As companies around the world move beyond AI experiments and pilot projects toward full-scale deployment, India is rapidly emerging as one of the most important markets for enterprise AI adoption. From banks and airlines to retailers and startups, businesses are increasingly using AI-powered agents to automate customer service, sales operations, commerce, and internal workflows on a large scale.
For Salesforce, India has now become a crucial part of the company’s global growth strategy. The company sees India not only as a major engineering and talent hub but also as one of its fastest-growing enterprise markets, driven by rapid digital transformation, a thriving startup ecosystem, and rising technology investments.
Speaking about India’s growing role, Salesforce Chief Digital Evangelist Vala Afshar said the company’s success is closely tied to India’s growth. Salesforce launched its India operations in 2001 and has expanded from around 2,000 employees to nearly 17,000 employees today.
He highlighted that India’s extraordinary talent pool and fast pace of digital adoption continue to strengthen Salesforce’s long-term commitment to the country. According to him, India already has nearly two million Salesforce developers and close to three million learners using Trailhead, the company’s online learning platform.
Afshar also pointed to the growing influence of India’s startup ecosystem, which now includes over 130 unicorns. Salesforce Ventures continues to actively invest in Indian startups, particularly those focused on artificial intelligence technologies.
According to industry estimates shared during the discussion, the Salesforce ecosystem alone is expected to generate nearly $89 billion in new business revenues in India by 2028.
Currently, customer service and support operations are leading global AI adoption trends because these areas already operate through structured workflows, governance systems, and service-level agreements. Tasks that are repetitive and process-driven are becoming ideal candidates for automation.
Afshar estimated that nearly 60% of current enterprise AI agent adoption is happening in service operations. Sales functions are emerging as another major area where companies are using AI for coaching, forecasting, and customer engagement. Marketing and commerce operations are also rapidly integrating AI technologies.

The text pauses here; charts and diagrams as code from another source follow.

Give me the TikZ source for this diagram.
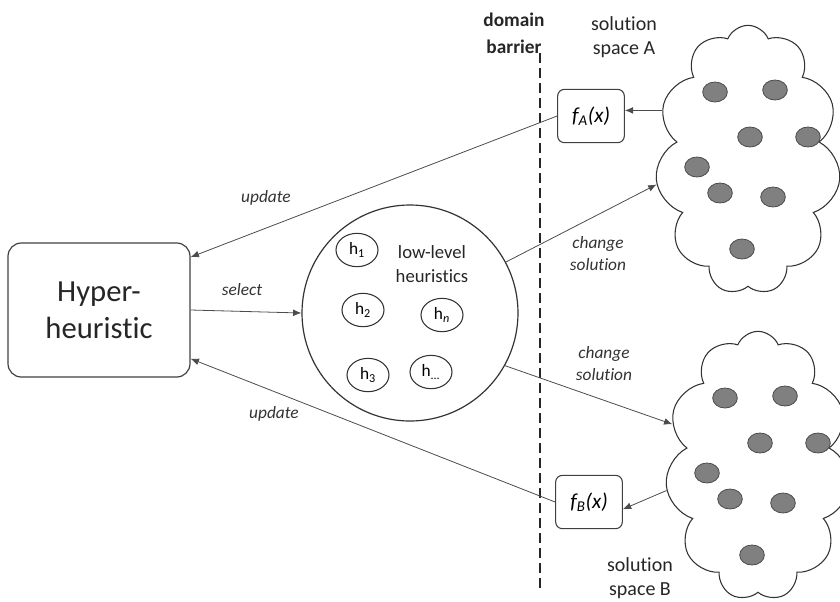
\documentclass[tikz,border=0pt]{standalone}
\usepackage{fontspec}
\setmainfont{Carlito}[Ligatures=NoCommon]
\usetikzlibrary{positioning,arrows.meta,shapes.geometric,shapes.symbols}

\begin{document}
\begin{tikzpicture}[
		x=0.75pt, y=-0.75pt,
		hbox/.style={
			draw=black!75,
			line width=0.9pt,
			rounded corners=10pt,
			align=center,
			minimum width=136.5pt,
			minimum height=100.5pt,
			text=black!85,
			font=\fontsize{23}{28}\selectfont
		},
		fitbox/.style={
			draw=black!75,
			line width=0.8pt,
			rounded corners=5pt,
			minimum width=50pt,
			minimum height=40pt,
			inner sep=0pt,
			font=\fontsize{16}{18}\selectfont\itshape
		},
		pool/.style={draw=black!80, line width=0.9pt, circle, minimum size=162pt, inner sep=0pt},
		hnode/.style={
			draw=black!80,
			line width=0.8pt,
			ellipse,
			minimum width=31.5pt,
			minimum height=25pt,
			inner sep=0pt,
			font=\fontsize{13}{15}\selectfont
		},
		solspace/.style={
			cloud,
			cloud puffs=11,
			cloud puff arc=135,
			cloud ignores aspect,
			draw=black!80,
			line width=0.8pt,
			minimum width=139pt,
			minimum height=202pt
		},
		soldot/.style={ellipse, draw=black!70, fill=black!50, line width=0.6pt, minimum width=18.5pt, minimum height=15pt, inner sep=0pt},
		lbl/.style={align=center, text=black!80, font=\fontsize{13}{16.5}\selectfont\itshape},
		txt/.style={align=center, text=black!85, font=\fontsize{15}{18}\selectfont},
		arrow/.style={-{Latex[length=2.2mm, width=1.8mm]}, draw=black!70, line width=0.6pt},
		barrier/.style={draw=black!85, line width=1.5pt, dash pattern=on 7.5pt off 3.75pt}
		]
		
		\useasboundingbox (0,0) rectangle (840,601);
		
		% Hyper-heuristic
		\node[hbox] (hyper) at (99,310) {Hyper-\\heuristic};
		
		% Low-level heuristics
		\node[pool] (pool) at (410,313) {};
		\node[txt, font=\fontsize{14}{18}\selectfont] (pooltext) at (432,264) {low-level\\heuristics};
		\node[hnode] (h1) at (357,250) {h\textsubscript{1}};
		\node[hnode] (h2) at (363,310) {h\textsubscript{2}};
		\node[hnode] (hn) at (442,315) {h\textsubscript{\itshape n}};
		\node[hnode] (h3) at (368,375) {h\textsubscript{3}};
		\node[hnode] (hdots) at (431,372) {h\textsubscript{...}};
		
		% Domain barrier
		\coordinate (bartop) at (540,53);
		\coordinate (barbot) at (540,590);
		\draw[barrier] (bartop) -- (barbot);
		\node[txt, font=\bfseries\fontsize{14.5}{20}\selectfont] (barlabel) at (514,33) {domain\\barrier};
		
		% Solution spaces
		\node[solspace] (spaceA) at (748,160) {};
		\node[solspace] (spaceB) at (758,466) {};
		\foreach \dx/\dy [count=\i] in {-33/-68, 27/-70, 2/-23, 60/-23, -51/7, -28/33, 25/37, -6/89} {
			\node[soldot] (dotA\i) at ([shift={(\dx,\dy)}]spaceA.center) {};
			\node[soldot] (dotB\i) at ([shift={(\dx,\dy)}]spaceB.center) {};
		}
		\node[txt] (labelA) at (624,37) {solution\\space A};
		\node[txt] (labelB) at (640,578) {solution\\space B};
		
		% Evaluation functions
		\node[fitbox] (fA) at (591,116) {f\textsubscript{A}(x)};
		\node[fitbox] (fB) at (589,502) {f\textsubscript{B}(x)};
		
		% Labels
		\node[lbl] (upd1) at (266,198) {update};
		\node[lbl] (sel) at (242,290) {select};
		\node[lbl] (upd2) at (274,414) {update};
		\node[lbl] (chg1) at (598,254) {change\\solution};
		\node[lbl] (chg2) at (604,364) {change\\solution};
		
		% Arrows
		\draw[arrow] (hyper.east) -- (pool.west);
		\draw[arrow] (pool.28) -- (spaceA.195);
		\draw[arrow] (pool.-29) -- (spaceB.154);
		\draw[arrow] (spaceA.150) -- (fA.east |- spaceA.150);
		\draw[arrow] (spaceB.195) -- (fB.-12);
		\draw[arrow] (fA.west) -- (hyper.30);
		\draw[arrow] (fB.west) -- (hyper.-28);
		
	\end{tikzpicture}
\end{document}
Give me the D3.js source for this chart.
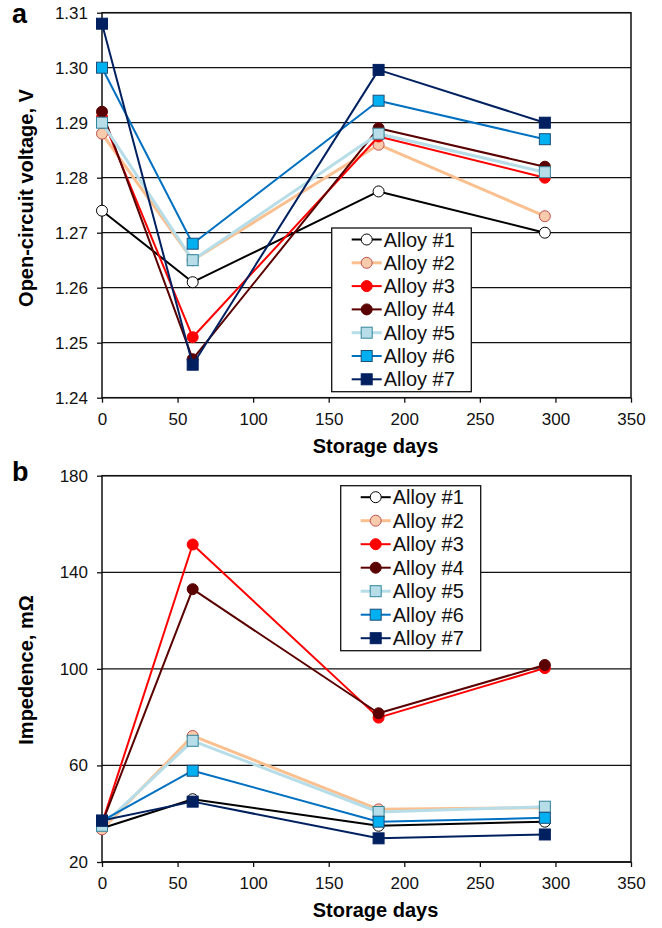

The scale of AI-driven commerce is growing significantly. During November and December 2025 alone, Salesforce Commerce Cloud reportedly processed nearly $1.3 trillion in global commerce transactions, out of which around $262 billion involved AI agent-driven recommendations or automated customer engagement systems.
Companies are increasingly using AI agents to personalise customer experiences based on purchase history, browsing behaviour, and individual preferences.
When discussing returns on AI investments, Afshar explained that businesses are mainly gaining speed and operational efficiency. Traditional performance metrics such as marketing conversion rates, sales productivity, customer service resolution times, and operational efficiency remain important, but AI is dramatically accelerating how quickly these outcomes are achieved.
He shared an example of how AI agents can now instantly generate customer profiles, financial insights, competitive positioning, previous meeting history, and product recommendations before important meetings — tasks that previously required days or weeks of manual work.
At Salesforce itself, more than 60,000 employees are reportedly using AI agents daily. Instead of manually analysing dashboards and reports, employees increasingly interact with systems capable of instantly synthesising information and generating insights.
Afshar also stressed that AI transformation is not merely a technology shift but a major organisational and cultural transformation. Companies now need to redesign workflows, reskill employees, redeploy talent, and rethink performance metrics.
At Salesforce, nearly 3,000 employees were reportedly reassigned into sales functions after repetitive tasks became automated through AI systems.
According to him, many CEOs are no longer focused only on technology adoption. Instead, they are asking whether their organisational culture can adapt quickly enough to keep pace with rapid technological change.
The company also believes traditional software licensing models are evolving. Businesses are increasingly experimenting with hybrid pricing systems that combine subscriptions, consumption-based pricing, and impact-based pricing models.
More broadly, enterprises are beginning to move away from viewing software purely as productivity tools and are instead treating intelligent AI systems as “digital labour platforms” that actively contribute to business operations.
Afshar added that successful companies continue to prioritise customer outcomes above competition. He said customer experience starts with employee experience, arguing that motivated employees ultimately create better customer interactions.
Interestingly, several companies often viewed as Salesforce competitors — including Microsoft, Google, and Amazon — also remain Salesforce customers and strategic partners, especially in areas such as cloud infrastructure and local data residency solutions.
Finally, Afshar noted that organisational culture remains the biggest challenge for companies adopting AI. Businesses that encourage experimentation, learning, and rapid innovation are more likely to succeed than those that fear failure.
He believes India is uniquely positioned to lead the next wave of enterprise AI adoption because of its strong engineering talent, vibrant startup ecosystem, expanding digital infrastructure, and entrepreneurial energy.